No suceda que comas y te sacies, y edifiques buenas casas en que habites, y tus vacas y tus ovejas se aumenten, y la plata y el oro se te multipliquen, y todo lo que tuvieres se aumente; y se enorgullezca tu corazón, y te olvides de Jehová tu Dios, que te sacó de tierra de Egipto, de casa de servidumbre … Si llegaras a olvidarte de Jehová tu Dios y anduviereis en pos de dioses ajenos, y les sirviereis y a ellos te inclinares, yo lo afirmo hoy contra vosotros, que de cierto pereceréis».

– Deut. 8:12-14, 19.

En este fragmento está planteado el ciclo que puede llegar a cumplir el pueblo de Dios en su desvarío: «Prosperidad – orgullo – olvido de Dios – destrucción». Este ciclo lamentablemente fue seguido una y otra vez por Israel, y también ha sido seguido por la iglesia.

Pero, sin duda alguna, lo que alcanza a todo un pueblo, comienza por el individuo. Es en el corazón del hombre en particular donde se genera el mal que luego se extiende y contamina a los demás.

El comienzo de todo es la prosperidad. Sin duda, Dios desea que su pueblo tenga prosperidad (Deut. 10:13); sin embargo, la prosperidad conlleva un gran riesgo, y ese es el orgullo del corazón. Así lo han demostrado incontables cristianos, y también la misma larga historia de la iglesia. La abundancia de los bienes nos hace autosuficientes con respecto a Dios, nos vuelve confiados en nosotros mismos.

Hay una prosperidad que no hace daño, y es aquella que descansa en un corazón suficientemente tratado como para no envanecerse. ¿Quiénes pueden alcanzarla?

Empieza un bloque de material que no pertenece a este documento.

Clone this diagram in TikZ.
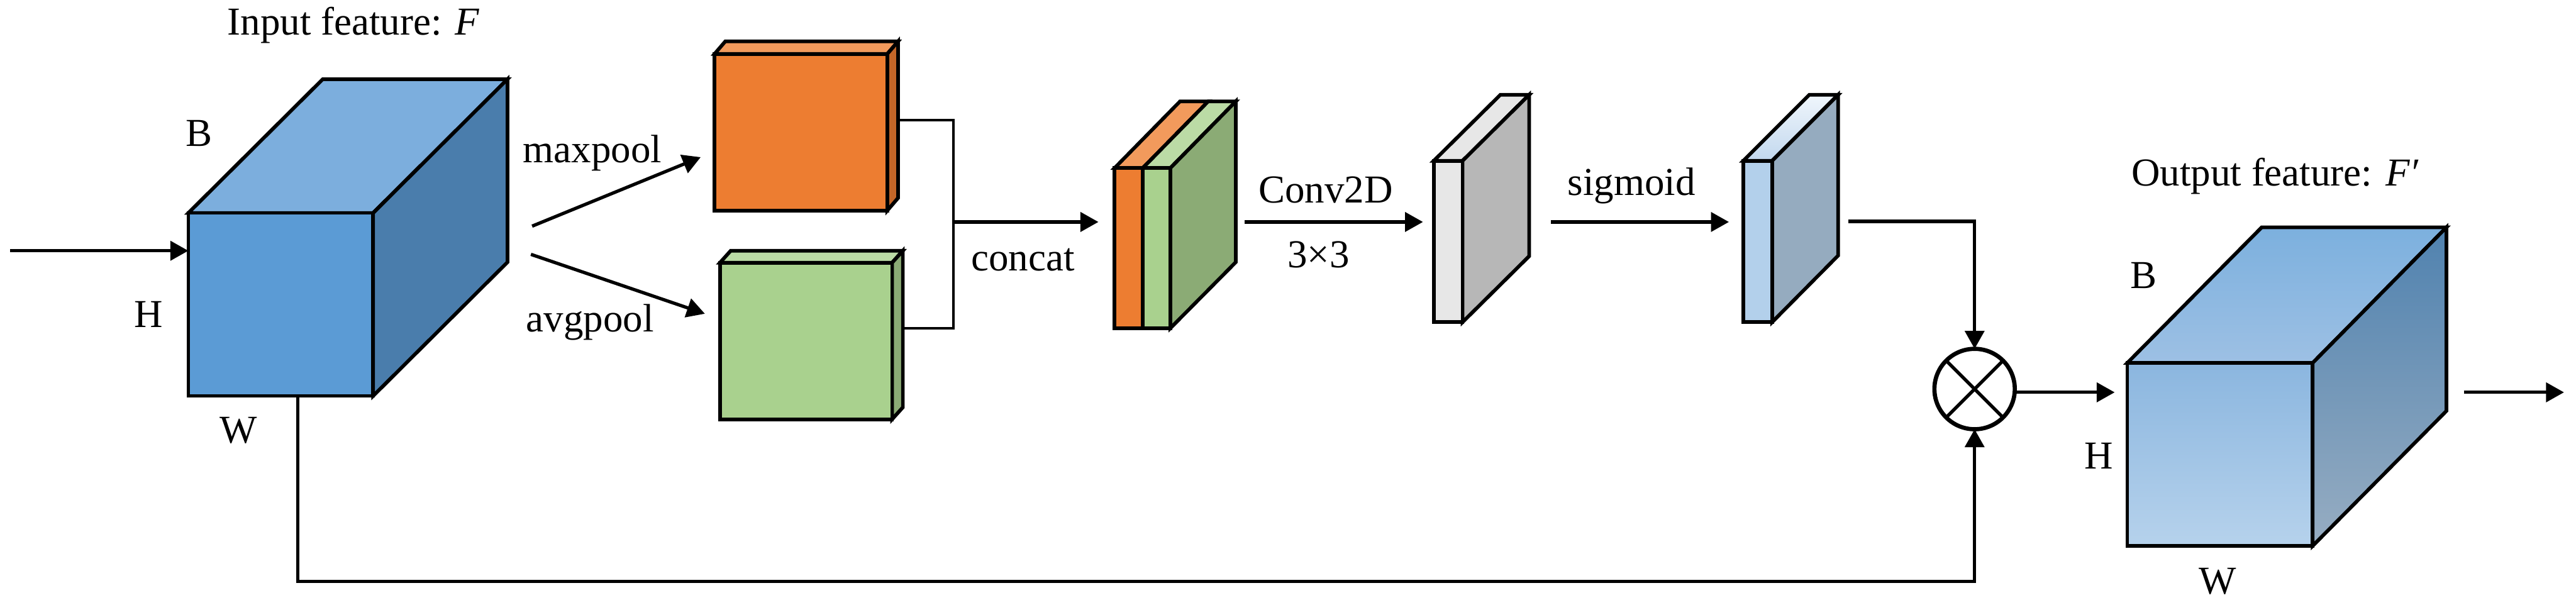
\documentclass[tikz,border=0pt]{standalone}
\usepackage{fontspec}
\setmainfont{Liberation Serif}
\usetikzlibrary{arrows.meta,calc}
\definecolor{cA}{HTML}{5B9BD5}\definecolor{cAt}{HTML}{7CAEDD}\definecolor{cAs}{HTML}{4A7DAC}
\definecolor{cO}{HTML}{ED7D31}\definecolor{cOt}{HTML}{F29A5C}\definecolor{cOs}{HTML}{C46628}
\definecolor{cG}{HTML}{A9D18E}\definecolor{cGt}{HTML}{BBDBA5}\definecolor{cGs}{HTML}{8BAB75}
\definecolor{cY}{HTML}{E7E7E7}\definecolor{cYs}{HTML}{B7B7B7}
\definecolor{c1}{HTML}{C9DEF1}\definecolor{c2}{HTML}{B3D0EB}
\definecolor{c3}{HTML}{95ABBF}\definecolor{c4}{HTML}{B9C2C9}
\definecolor{c5}{HTML}{C2D8EE}\definecolor{c6}{HTML}{F0F6FC}
\definecolor{d1}{HTML}{8BB6DF}\definecolor{d2}{HTML}{B6D2EC}
\definecolor{d3}{HTML}{7CB0DE}\definecolor{d4}{HTML}{9DC0E4}
\definecolor{d5}{HTML}{5082AF}\definecolor{d6}{HTML}{97ADC2}
\pgfdeclareverticalshading{bfront}{100bp}{color(0bp)=(c1);color(10bp)=(c1);color(20bp)=(c2);color(100bp)=(c2)}
\pgfdeclareverticalshading{bside}{100bp}{color(0bp)=(c3);color(70bp)=(c3);color(100bp)=(c4)}
\tikzset{
  every node/.style={font=\fontsize{66}{70}\selectfont},
  edge/.style={draw=black,line width=6pt,line join=miter},
  facebox/.style={edge,inner sep=0pt,outer sep=0pt},
  lab/.style={inner sep=0pt,anchor=base},
  labw/.style={inner sep=0pt,anchor=base west},
  wire/.style={draw=black,line width=4.5pt},
  plain/.style={draw=black,line width=5.5pt},
  link/.style={plain,-{Triangle[length=30pt,width=32pt]}},
}
% options of front node, x0, y0 (front top-left), x1, y1 (front bottom-right), dx, dy, top, side
\newcommand{\cubeface}[9]{%
  \path[edge,#8] (#2,#3) -- ++(#6,-#7) -- (#4+#6,#3-#7) -- (#4,#3) -- cycle;
  \path[edge,#9] (#4,#3) -- (#4+#6,#3-#7) -- (#4+#6,#5-#7) -- (#4,#5) -- cycle;
  \node[facebox,minimum width=#4pt-#2pt,minimum height=#5pt-#3pt,anchor=north west,#1] at (#2,#3) {};
}
\begin{document}
\begin{tikzpicture}[x=1pt,y=-1pt]
\useasboundingbox (0,0) rectangle (4294,1008);
% blocks
\cubeface{name=fin,fill=cA}{314}{355}{622}{660}{224}{223}{fill=cAt}{fill=cAs}
\cubeface{name=fmax,fill=cO}{1191}{90}{1479}{351}{18}{21}{fill=cOt}{fill=cOs}
\cubeface{name=favg,fill=cG}{1200}{438}{1487}{699}{18}{20}{fill=cGt}{fill=cGs}
% concatenated block
\path[edge,fill=cOt] (1858,280) -- (1967,169) -- (2014,169) -- (1905,280) -- cycle;
\path[edge,fill=cGt] (1905,280) -- (2014,169) -- (2060,169) -- (1951,280) -- cycle;
\path[edge,fill=cGs] (1951,280) -- (2060,169) -- (2060,437) -- (1951,547) -- cycle;
\node[facebox,fill=cO,minimum width=47pt,minimum height=267pt,anchor=north west] (corange) at (1858,280) {};
\node[facebox,fill=cG,minimum width=46pt,minimum height=267pt,anchor=north west] (cgreen) at (1905,280) {};
\cubeface{name=fconv,fill=cY}{2390}{268}{2438}{537}{111}{110}{fill=cY}{fill=cYs}
% sigmoid block
\path[edge,top color=c6,bottom color=c5] (2906,268) -- (3016,158) -- (3064,158) -- (2954,268) -- cycle;
\path[edge,shading=bside] (2954,268) -- (3064,158) -- (3064,426) -- (2954,537) -- cycle;
\node[facebox,shading=bfront,minimum width=48pt,minimum height=269pt,anchor=north west] (fsig) at (2906,268) {};
% output cube
\path[edge,top color=d3,bottom color=d4] (3546,605) -- (3770,379) -- (4078,379) -- (3855,605) -- cycle;
\path[edge,top color=d5,bottom color=d6] (3855,605) -- (4078,379) -- (4078,685) -- (3855,910) -- cycle;
\node[facebox,top color=d1,bottom color=d2,minimum width=309pt,minimum height=305pt,anchor=north west] (fout) at (3546,605) {};
% multiply symbol
\node[draw=black,line width=7pt,circle,inner sep=0pt,outer sep=0pt,minimum size=134pt] (mul) at (3291.5,648.5) {};
\draw[plain] (mul.45) -- (mul.225);
\draw[plain] (mul.135) -- (mul.315);
% free ends of connectors
\coordinate (inS) at (17,418);
\coordinate (inE) at (314,418);
\coordinate (maxS) at (887,377);
\coordinate (maxE) at (1168,262);
\coordinate (avgS) at (885,424);
\coordinate (avgE) at (1175,523);
\coordinate (jmax) at (1497,200);
\coordinate (javg) at (1505,547);
\coordinate (jj) at (1589,370);
\coordinate (catE) at (1831,370);
\coordinate (convS) at (2075,370);
\coordinate (convE) at (2372,370);
\coordinate (sigS) at (2585,370);
\coordinate (sigE) at (2882,370);
\coordinate (skip) at (496,660);
\coordinate (attS) at (3081,369);
\coordinate (mulOut) at (3360,654);
\coordinate (outIn) at (3525,654);
\coordinate (finalS) at (4107,654);
\coordinate (finalE) at (4274,654);
% connectors
\draw[link] (inS) -- (inE);
\draw[link] (maxS) -- (maxE);
\draw[link] (avgS) -- (avgE);
\draw[wire] (jmax) -| (jj) |- (javg);
\draw[link] (jj) -- (catE);
\draw[link] (convS) -- (convE);
\draw[link] (sigS) -- (sigE);
\draw[link] (attS) -| (mul.north);
\draw[link] (skip) |- ($(mul.south)+(0,254)$) -- (mul.south);
\draw[link] (mulOut) -- (outIn);
\draw[link] (finalS) -- (finalE);
% labels
\node[labw] (tin) at (379,58) {Input feature: \textit{F}};
\node[lab] (lb1) at (332,244) {B};
\node[lab] (lh1) at (248,546) {H};
\node[lab] (lw1) at (398,739) {W};
\node[labw] (tmax) at (872,271) {maxpool};
\node[labw] (tavg) at (877,553) {avgpool};
\node[labw] (tcat) at (1619,451) {concat};
\node[labw] (tconv) at (2098,338) {Conv2D};
\node[labw] (t33) at (2146,446) {3×3};
\node[labw] (tsig) at (2613,326) {sigmoid};
\node[labw] (tout) at (3553,310) {Output feature: \textit{F′}};
\node[lab] (lb2) at (3573,481) {B};
\node[lab] (lh2) at (3499,782) {H};
\node[lab] (lw2) at (3697,990) {W};
\end{tikzpicture}
\end{document}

Son muy pocos; los menos, sin duda.

A la prosperidad sigue la soberbia, el orgullo del corazón. El hombre soberbio dice: «Mi poder y la fuerza de mi mano me han traído esta riqueza» (Deut. 8:17). Es precisamente lo que suele hacer el corazón endurecido por la prosperidad. ¿No ha ocurrido alguna vez con usted, aunque haya sido pequeña su prosperidad? Para turbar un pequeño corazón basta una pequeña cuota de grandeza.

Al orgullo sucede el olvido de Dios. ¿Para que Dios, si puedo valerme por mí mismo? Es por eso que los pobres han sido los mayores agraciados con el evangelio. «¿No ha elegido Dios a los pobres de este mundo, para que sean ricos en fe y herederos del reino que ha prometido a los que le aman?» (Stgo .2:5). El escritor inspirado también dice: «El hermano que es de humilde condición, gloríese en su exaltación; pero el que es rico, en su humillación; porque él pasará como la flor de la hierba» (Stgo. 1:9-10).

Finalmente, está la destrucción, la caída. ¿Qué puede suceder lógicamente a lo anterior sino perecer? Cuando se está lejos de Dios se adquieren costumbres extrañas, y dioses ajenos. El Dios verdadero es reemplazado por lo que no aprovecha. La vida se llena de hastío y pesadumbre. Nada satisface verdaderamente. Así se cierra el ciclo de la muerte.

La palabra de Dios lo ejemplifica con Israel, y la historia, con todos aquellos que nos antecedieron, para que nosotros hagamos del contentamiento y la humildad nuestra forma de vida. Para que no nos alcance el ciclo de la muerte, sino el de la vida.